This invention relates to a machine translating system of the so-called pivot type.
A machine translating system comprises a source language dictionary for keeping word units of a source language and semantic symbols representative of the respective source language word units. A target language dictionary is for keeping semantic symbols which are common to those kept in the source language dictionary. The target language dictionary is for furthermore keeping word units of a target language for the semantic symbols kept therein, respectively. Each semantic symbol is used as an intermediary between word units of a plurality of languages and will herein be called a pivot word.
Such machine translating systems are generally divisible into three types, namely, transfer, pivot, and hybrid types. The pivot type is proposed by Yorick Wilks and described by him in detail in Chapter Three of a book "Computer Models of Thought and Language" edited by Roger C. Schank and pulbished 1973 by W. H. Freeman and Company, San Francisco, Calif.
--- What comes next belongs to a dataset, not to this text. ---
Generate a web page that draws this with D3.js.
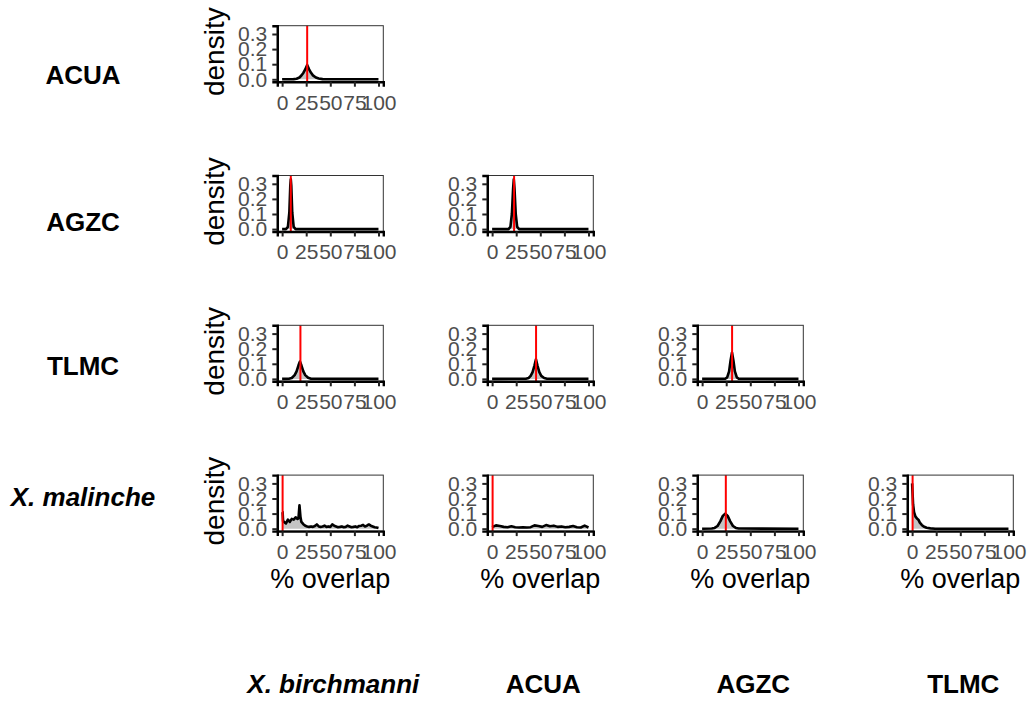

With a machine translating system of the pivot type, a first string or sequence of source language word units is subjected to syntaxic analysis and mapped to a source semantic structure representative of the first string by those selected pivot words which are located in the source language dictionary in compliance with the respective first string word units and are representative of a certain number of target language word units. The semantic structure is standardized into a pivot representation by using the pivot words of the semantic structure. The pivot representation is mapped to a target semantic structure by using the pivot words of the pivot representation. The target language dictionary is referenced by the pivot words of the target semantic structure to provide the above-mentioned certain number of target language word units as selected word units. The target semantic structure and the selected word units are used to generate a second string by the selected word units as a result of translation of the first string.
With a conventional machine translating system of the pivot type, the syntaxic analysis often leaves ambiguity in the source semantic structure. In a worst case, the source semantic structure is meaningless. Moreover, it is not seldom that the second string is crumsy as a sentence or a phrase of the target language as will later be exemplified with reference to one of fifteen figures of the accompanying drawing.